SOME OPTICAL AND ELECTRON-MICROSCOPE COMPARATIVE-STUDIES OF EXCIMER LASER-ASSISTED AND NONASSISTED MOLECULAR-BEAM EPITAXIALLY GROWN THIN GAAS FILMS ON SI

We present results of Raman and Rayleigh scattering, near-band-edge photoluminescence, and electron microscope examination of GaAs thin films (<0.3 μm) grown on Si(100)+4°〈011〉 substrates via molecular-beam epitaxy with part of the 2-in. wafer under KrF excimer laser irradiation. Comparative examination of laser-assisted and nonassisted growth areas on the same wafer reveals differences in the nature and degree of strain and structural defects. It is found that the Rayleigh scattering intensity is higher and the longitudinal-optical mode Raman peak is broader in the non-laser-irradiated region indicating a higher degree of disorder. The luminescence is higher from the laser-irradiated region.

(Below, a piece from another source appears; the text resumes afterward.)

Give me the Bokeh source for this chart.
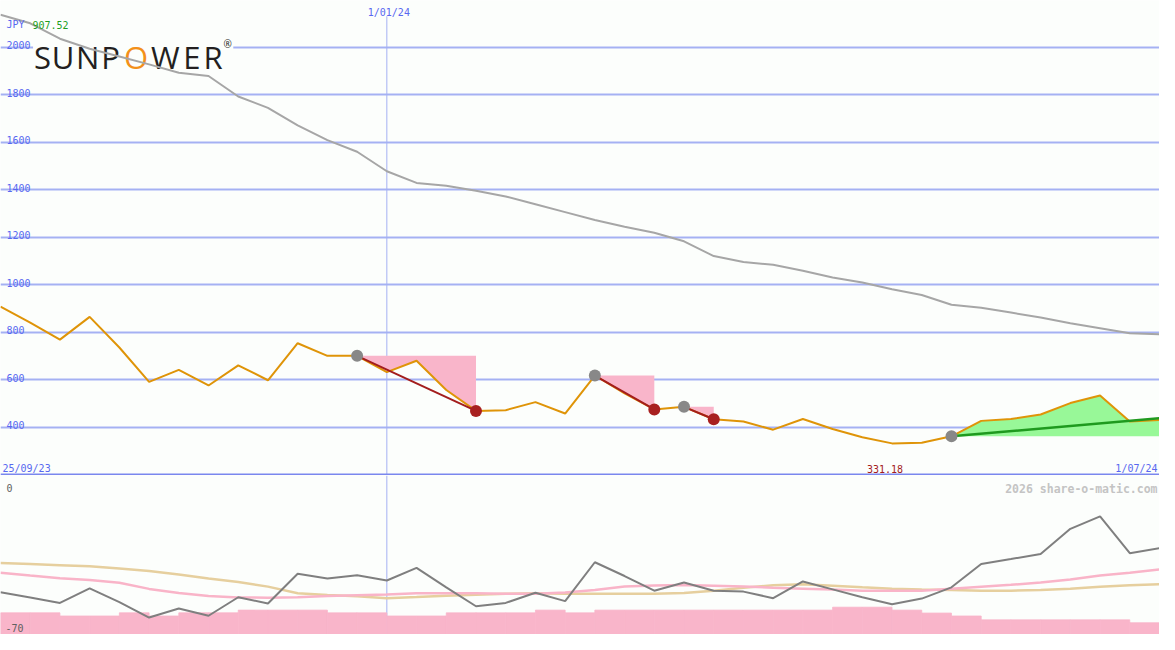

These differences between the non-laser- and laser-irradiated regions on the same wafer are partially caused by a difference in the film thickness of the two regions. Near-edge photoluminescence peak position reflects the presence of compressive stress in these thin GaAs films (both in the non-laser- and laser-irradiated areas), indicating incomplete strain relaxation by dislocations even though the thickness is significantly higher than the thermodynamic ground-state estimates of the critical thickness. Transmission electron microscope studies on the laser-irradiated and nonirradiated areas reveal no discernible differences in the density of dislocations in the thin films studied. However, representative samples from both areas cut perpendicular to the tilt axis about which the substrate was tilted away from a perfect (100) surface exhibit an asymmetry in the distribution of the twins among the two {111} variants which have the tilt axis as the common zone axis. This asymmetry has been observed only for the twins extending from the film-substrate interface to the film surface. A correlation between such twins and the substrate step orientation is established.